#### [WHAT YOU SHOULD DO]
Starting at the top of the listing, extract every line up to and including the one with "var centerLine = 485;". Pictures stay out of the copy.

#### [RECORDS SHOWN]
# # # #

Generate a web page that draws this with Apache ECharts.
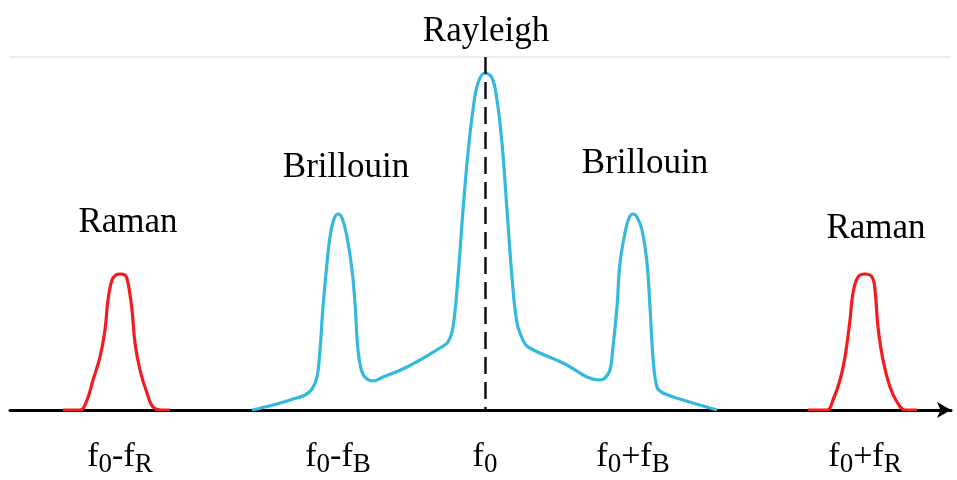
<!DOCTYPE html>
<html>
<head>
<meta charset="utf-8">
<script src="https://cdn.jsdelivr.net/npm/echarts@6/dist/echarts.min.js"></script>
<style>html,body{margin:0;padding:0;background:#fff}#c{width:957px;height:480px}</style>
</head>
<body>
<div id="c"></div>
<script>
// Frequency position (x) vs intensity (arbitrary units)
var ramanLeft = [[63,0],[80,0],[87,10],[93,30],[100,53],[105,80],[108,110],[112,130],[116,135],[120,136],[125,135],[128,127],[132,100],[135,67],[140,40],[147,17],[153,3],[162,0],[170,0]];
var ramanRight = [[808,0],[827,0],[833,10],[840,30],[845,53],[850,90],[853,117],[858,133],[865,136],[872,133],[875,120],[878,83],[883,50],[890,23],[897,8],[905,0],[917,0]];
var rayleighBrillouin = [[252,0],[273,5],[290,10],[305,15],[312,21],[317,33],[320,60],[323,103],[327,147],[330,173],[334,191],[338,196],[342,192],[347,173],[352,140],[355,107],[358,60],[362,38],[367,31],[373,29],[383,33],[407,43],[440,62],[448,68],[453,83],[458,133],[463,200],[468,257],[473,300],[478,327],[485,337],[492,332],[497,310],[502,267],[507,200],[512,133],[517,87],[523,70],[528,63],[563,47],[600,30],[605,32],[610,40],[613,63],[617,103],[620,147],[625,177],[629,192],[633,196],[637,193],[642,180],[647,147],[650,103],[653,53],[657,23],[663,17],[683,10],[717,0]];

var peakPositions = [120, 338, 485, 633, 865];
var peakNames = ['Raman', 'Brillouin', 'Rayleigh', 'Brillouin', 'Raman'];
var tickPositions = [120, 338, 485, 633, 865];
var tickLabels = ['{m|f}{s|0}{m|-f}{s|R}', '{m|f}{s|0}{m|-f}{s|B}', '{m|f}{s|0}', '{m|f}{s|0}{m|+f}{s|B}', '{m|f}{s|0}{m|+f}{s|R}'];
var centerLine = 485;

var allCurves = [ramanLeft, rayleighBrillouin, ramanRight];
function heightAt(x) {
  var best = 0;
  allCurves.forEach(function (c) {
    c.forEach(function (p) { if (Math.abs(p[0] - x) <= 6 && p[1] > best) best = p[1]; });
  });
  return best;
}
// label placement styles (not data)
var labelStyles = [
  {distance: 34, offset: [8, 0]},
  {distance: 29, offset: [8, 0]},
  {distance: 24, offset: [1, 0]},
  {distance: 33, offset: [12, 0]},
  {distance: 28, offset: [11, 0]}
];
var annotations = peakPositions.map(function (x, i) {
  return {
    value: [x, heightAt(x)],
    name: peakNames[i],
    label: {show: true, position: 'top', distance: labelStyles[i].distance, offset: labelStyles[i].offset}
  };
});

var FONT = '"Liberation Serif", "Times New Roman", serif';
var chart = echarts.init(document.getElementById('c'), null, {renderer: 'canvas'});
chart.setOption({
  animation: false,
  backgroundColor: '#ffffff',
  grid: {left: 10, right: 6, top: 57, bottom: 70, containLabel: false, outerBoundsMode: 'none'},
  xAxis: {
    type: 'value', min: 10, max: 951,
    axisLine: {show: true, symbol: ['none', 'arrow'], symbolSize: [12, 14], lineStyle: {color: '#000', width: 3}},
    axisTick: {show: false},
    splitLine: {show: false},
    axisLabel: {
      show: true,
      customValues: tickPositions,
      margin: 26,
      formatter: function (v) { var i = tickPositions.indexOf(v); return i >= 0 ? tickLabels[i] : ''; },
      rich: {
        m: {fontFamily: FONT, fontSize: 34, color: '#000', lineHeight: 38, verticalAlign: 'bottom'},
        s: {fontFamily: FONT, fontSize: 27, color: '#000', lineHeight: 38, verticalAlign: 'bottom', padding: [0, 0, -4, 0]}
      }
    }
  },
  yAxis: {
    type: 'value', min: 0, max: 353, interval: 353,
    axisLine: {show: false}, axisTick: {show: false}, axisLabel: {show: false},
    splitLine: {show: true, lineStyle: {color: '#ececec', width: 2}}
  },
  series: [
    {type: 'line', data: ramanLeft, smooth: 0.4, symbol: 'none', lineStyle: {color: '#f41a1e', width: 3.2}, z: 3},
    {type: 'line', data: ramanRight, smooth: 0.4, symbol: 'none', lineStyle: {color: '#f41a1e', width: 3.2}, z: 3},
    {type: 'line', data: rayleighBrillouin, smooth: 0.4, symbol: 'none', lineStyle: {color: '#34b8dc', width: 3.2}, z: 3,
      markLine: {
        silent: true, symbol: ['none', 'none'], label: {show: false},
        lineStyle: {color: '#111', width: 2.5, type: [17, 8]},
        data: [[{coord: [centerLine, 353]}, {coord: [centerLine, 0]}]]
      }
    },
    {type: 'scatter', data: annotations, symbolSize: 0, z: 5, itemStyle: {opacity: 1},
      label: {show: true, formatter: function (p) { return p.name; }, fontFamily: FONT, fontSize: 35, color: '#000', opacity: 1}}
  ]
});
</script>
</body>
</html>
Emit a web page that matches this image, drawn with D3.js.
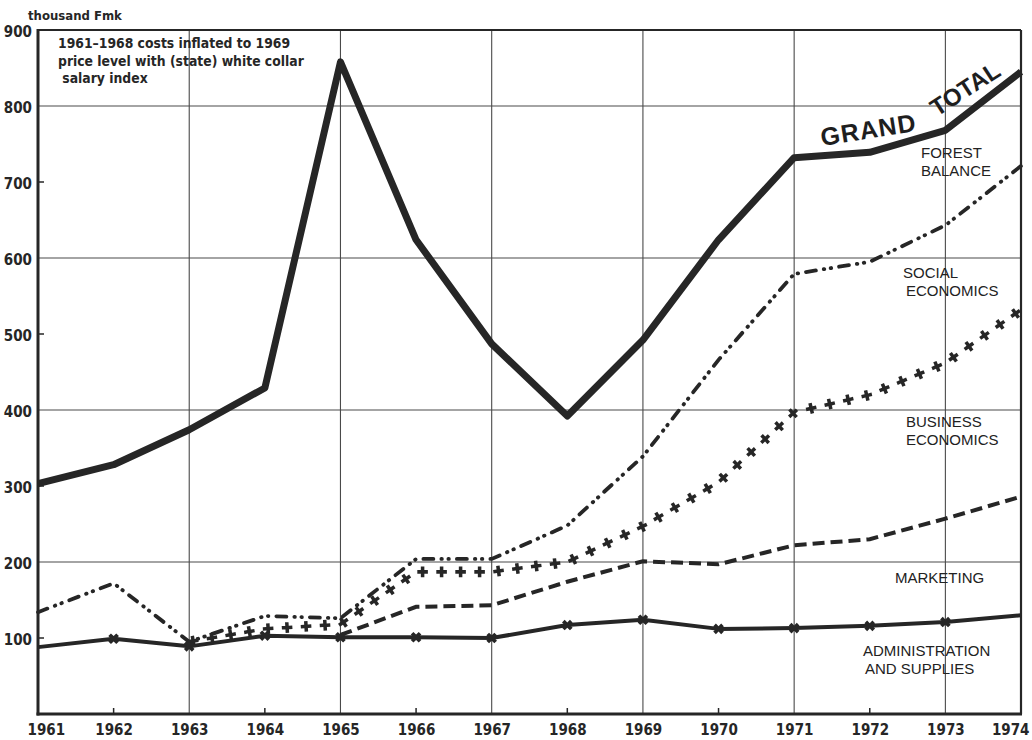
<!DOCTYPE html>
<html>
<head>
<meta charset="utf-8">
<script src="https://cdn.jsdelivr.net/npm/d3@7"></script>
<style>
  html, body { margin: 0; padding: 0; background: #ffffff; }
  svg { display: block; }
  .narrow { font-family: "Liberation Sans Narrow", "DejaVu Sans Condensed", "Liberation Sans", sans-serif; font-weight: bold; }
  .lbl { font-family: "Liberation Sans", "DejaVu Sans", sans-serif; font-size: 15px; fill: #222; }
</style>
</head>
<body>
<svg id="chart" width="1032" height="740"></svg>
<script>
// ---------------- data ----------------
const years = [1961,1962,1963,1964,1965,1966,1967,1968,1969,1970,1971,1972,1973,1974];
const grandTotal        = [303,328,374,429,858,624,487,392,492,624,732,739,768,845];
const forestBalance     = [134,172,95,129,126,204,204,248,339,466,579,595,643,721];
const businessEconomics = [null,null,95,112,118,187,187,200,247,305,397,420,462,532];
const marketing         = [null,null,null,null,104,141,143,174,201,197,222,230,257,286];
const adminSupplies     = [88,99,89,103,101,101,100,117,124,112,113,116,121,130];
const yTickValues = [100,200,300,400,500,600,700,800,900];
const yGridValues = [200,400,600,800];
const xGridYears  = [1963,1965,1967,1969,1971,1973];
const xTickYears  = [1962,1964,1966,1968,1970,1972];
const yMinorTicks = [100,300,500,700];
const unitLabel = "thousand Fmk";
const noteLines = ["1961\u20131968 costs inflated to 1969", "price level with (state) white collar", " salary index"];
const seriesLabels = [
  {lines:["FOREST","BALANCE"], x:921, y:158, dx:0},
  {lines:["SOCIAL","ECONOMICS"], x:903, y:278, dx:3},
  {lines:["BUSINESS","ECONOMICS"], x:906, y:427, dx:0},
  {lines:["MARKETING"], x:895, y:583, dx:0},
  {lines:["ADMINISTRATION","AND SUPPLIES"], x:863, y:656, dx:2}
];
const titleWords = ["GRAND", "TOTAL"];

(function () {
// ---------------- layout ----------------
const svg = d3.select("#chart");
const pLeft = 38, pRight = 1021, pTop = 30, pBottom = 714;
const ink = "#262626";

const x = d3.scaleLinear().domain([1961, 1974]).range([pLeft, pRight]);
const y = d3.scaleLinear().domain([0, 900]).range([pBottom, pTop]);

// grid
const g = svg.append("g");
g.append("g").selectAll("line").data(yGridValues).join("line")
  .attr("x1", pLeft).attr("x2", pRight)
  .attr("y1", d => y(d)).attr("y2", d => y(d))
  .attr("stroke", "#4a4a4a").attr("stroke-width", 1.1);
g.append("g").selectAll("line").data(xGridYears).join("line")
  .attr("x1", d => x(d)).attr("x2", d => x(d))
  .attr("y1", pTop).attr("y2", pBottom)
  .attr("stroke", "#4a4a4a").attr("stroke-width", 1.1);

// minor ticks
g.append("g").selectAll("line").data(yMinorTicks).join("line")
  .attr("x1", pLeft).attr("x2", pLeft + 6)
  .attr("y1", d => y(d)).attr("y2", d => y(d))
  .attr("stroke", ink).attr("stroke-width", 1.5);
g.append("g").selectAll("line").data(xTickYears).join("line")
  .attr("x1", d => x(d)).attr("x2", d => x(d))
  .attr("y1", pBottom).attr("y2", pBottom - 6)
  .attr("stroke", ink).attr("stroke-width", 1.5);

// frame
g.append("line").attr("x1", pLeft).attr("x2", pRight).attr("y1", pTop).attr("y2", pTop)
  .attr("stroke", ink).attr("stroke-width", 1.8);
g.append("line").attr("x1", pRight).attr("x2", pRight).attr("y1", pTop).attr("y2", pBottom)
  .attr("stroke", ink).attr("stroke-width", 2.2);
g.append("line").attr("x1", pLeft).attr("x2", pLeft).attr("y1", pTop - 1).attr("y2", pBottom + 1.5)
  .attr("stroke", ink).attr("stroke-width", 3);
g.append("line").attr("x1", pLeft - 1.5).attr("x2", pRight + 1).attr("y1", pBottom).attr("y2", pBottom)
  .attr("stroke", ink).attr("stroke-width", 3);

// axes (labels)
const yAxis = svg.append("g").attr("transform", `translate(${pLeft},0)`)
  .call(d3.axisLeft(y).tickValues(yTickValues).tickSize(0).tickPadding(6).tickFormat(d3.format("d")));
yAxis.select(".domain").remove();
yAxis.selectAll("text").attr("class", "narrow").attr("font-size", 15).attr("fill", ink).attr("dy", "0.42em");

const xAxis = svg.append("g").attr("transform", `translate(0,${pBottom})`)
  .call(d3.axisBottom(x).tickValues(years).tickSize(0).tickPadding(10).tickFormat(d3.format("d")));
xAxis.select(".domain").remove();
xAxis.selectAll("text").attr("class", "narrow").attr("font-size", 15).attr("fill", ink)
  .attr("text-anchor", (d, i) => i === 0 ? "start" : (i === years.length - 1 ? "end" : "middle"))
  .attr("dx", (d, i) => i === 0 ? -11 : (i === years.length - 1 ? 8 : 0));

// unit label & note
svg.append("text").attr("class", "narrow").attr("x", 28).attr("y", 20)
  .attr("font-size", 13).attr("fill", ink).text(unitLabel);
svg.append("g").selectAll("text").data(noteLines).join("text")
  .attr("class", "narrow").attr("font-size", 13.8).attr("fill", ink)
  .attr("x", 58).attr("y", (d, i) => 48 + i * 17.5)
  .style("white-space", "pre")
  .text(d => d);

// lines
const lineGen = d3.line().defined(d => d.v != null).x(d => x(d.year)).y(d => y(d.v));
const pts = arr => years.map((yr, i) => ({year: yr, v: arr[i]}));

// marketing (dashed)
svg.append("path").attr("d", lineGen(pts(marketing).filter(d => d.v != null)))
  .attr("fill", "none").attr("stroke", ink).attr("stroke-width", 4)
  .attr("stroke-dasharray", "12,6");

// forest balance (dash-dot-dot)
svg.append("path").attr("d", lineGen(pts(forestBalance)))
  .attr("fill", "none").attr("stroke", ink).attr("stroke-width", 3.8)
  .attr("stroke-linecap", "round")
  .attr("stroke-dasharray", "10,8,0.5,6.5,0.5,8");

// business economics (crosses along path)
const beData = pts(businessEconomics).filter(d => d.v != null);
const bePath = svg.append("path").attr("d", lineGen(beData))
  .attr("fill", "none").attr("stroke", "none");
const beNode = bePath.node();
const beLen = beNode.getTotalLength();
const crossPts = [];
const stepLen = 19;
for (let s = 4; s <= beLen; s += stepLen) {
  const p = beNode.getPointAtLength(s);
  const p2 = beNode.getPointAtLength(Math.min(beLen, s + 1));
  const p1 = beNode.getPointAtLength(Math.max(0, s - 1));
  const ang = Math.atan2(p2.y - p1.y, p2.x - p1.x) * 180 / Math.PI;
  crossPts.push({x: p.x, y: p.y, a: ang});
}
svg.append("g").selectAll("path").data(crossPts).join("path")
  .attr("d", d3.symbol().type(d3.symbolCross).size(62))
  .attr("transform", d => `translate(${d.x},${d.y}) rotate(${d.a})`)
  .attr("fill", ink);

// administration and supplies (solid with x marks)
svg.append("path").attr("d", lineGen(pts(adminSupplies)))
  .attr("fill", "none").attr("stroke", ink).attr("stroke-width", 4)
  .attr("stroke-linejoin", "round");
svg.append("g").selectAll("path").data(pts(adminSupplies).slice(1, -1)).join("path")
  .attr("d", d3.symbol().type(d3.symbolCross).size(70))
  .attr("transform", d => `translate(${x(d.year)},${y(d.v)}) rotate(45)`)
  .attr("fill", ink);

// grand total
svg.append("path").attr("d", lineGen(pts(grandTotal)))
  .attr("fill", "none").attr("stroke", ink).attr("stroke-width", 7)
  .attr("stroke-linejoin", "round");

// series labels
const sl = svg.append("g");
seriesLabels.forEach(s => {
  s.lines.forEach((t, i) => {
    sl.append("text").attr("class", "lbl")
      .attr("x", s.x + (i > 0 ? s.dx : 0))
      .attr("y", s.y + i * 18).text(t);
  });
});

// GRAND TOTAL
const titleFont = "'Liberation Sans', 'DejaVu Sans', sans-serif";
svg.append("text")
  .attr("font-family", titleFont).attr("font-weight", "bold").attr("font-size", 25)
  .attr("letter-spacing", 1).attr("fill", "#1e1e1e")
  .attr("transform", "translate(822,146) rotate(-9)")
  .text(titleWords[0]);
svg.append("text")
  .attr("font-family", titleFont).attr("font-weight", "bold").attr("font-size", 24)
  .attr("fill", "#1e1e1e")
  .attr("transform", "translate(937,117) rotate(-33)")
  .text(titleWords[1]);
})();
</script>
</body>
</html>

# # # #

#### [OUTPUT OF THE EXERCISE]
Generate a web page that draws this with Apache ECharts.
<!DOCTYPE html>
<html>
<head>
<meta charset="utf-8">
<script src="https://cdn.jsdelivr.net/npm/echarts@6/dist/echarts.min.js"></script>
<style>html,body{margin:0;padding:0;background:#fff}#c{width:957px;height:480px}</style>
</head>
<body>
<div id="c"></div>
<script>
// Frequency position (x) vs intensity (arbitrary units)
var ramanLeft = [[63,0],[80,0],[87,10],[93,30],[100,53],[105,80],[108,110],[112,130],[116,135],[120,136],[125,135],[128,127],[132,100],[135,67],[140,40],[147,17],[153,3],[162,0],[170,0]];
var ramanRight = [[808,0],[827,0],[833,10],[840,30],[845,53],[850,90],[853,117],[858,133],[865,136],[872,133],[875,120],[878,83],[883,50],[890,23],[897,8],[905,0],[917,0]];
var rayleighBrillouin = [[252,0],[273,5],[290,10],[305,15],[312,21],[317,33],[320,60],[323,103],[327,147],[330,173],[334,191],[338,196],[342,192],[347,173],[352,140],[355,107],[358,60],[362,38],[367,31],[373,29],[383,33],[407,43],[440,62],[448,68],[453,83],[458,133],[463,200],[468,257],[473,300],[478,327],[485,337],[492,332],[497,310],[502,267],[507,200],[512,133],[517,87],[523,70],[528,63],[563,47],[600,30],[605,32],[610,40],[613,63],[617,103],[620,147],[625,177],[629,192],[633,196],[637,193],[642,180],[647,147],[650,103],[653,53],[657,23],[663,17],[683,10],[717,0]];

var peakPositions = [120, 338, 485, 633, 865];
var peakNames = ['Raman', 'Brillouin', 'Rayleigh', 'Brillouin', 'Raman'];
var tickPositions = [120, 338, 485, 633, 865];
var tickLabels = ['{m|f}{s|0}{m|-f}{s|R}', '{m|f}{s|0}{m|-f}{s|B}', '{m|f}{s|0}', '{m|f}{s|0}{m|+f}{s|B}', '{m|f}{s|0}{m|+f}{s|R}'];
var centerLine = 485;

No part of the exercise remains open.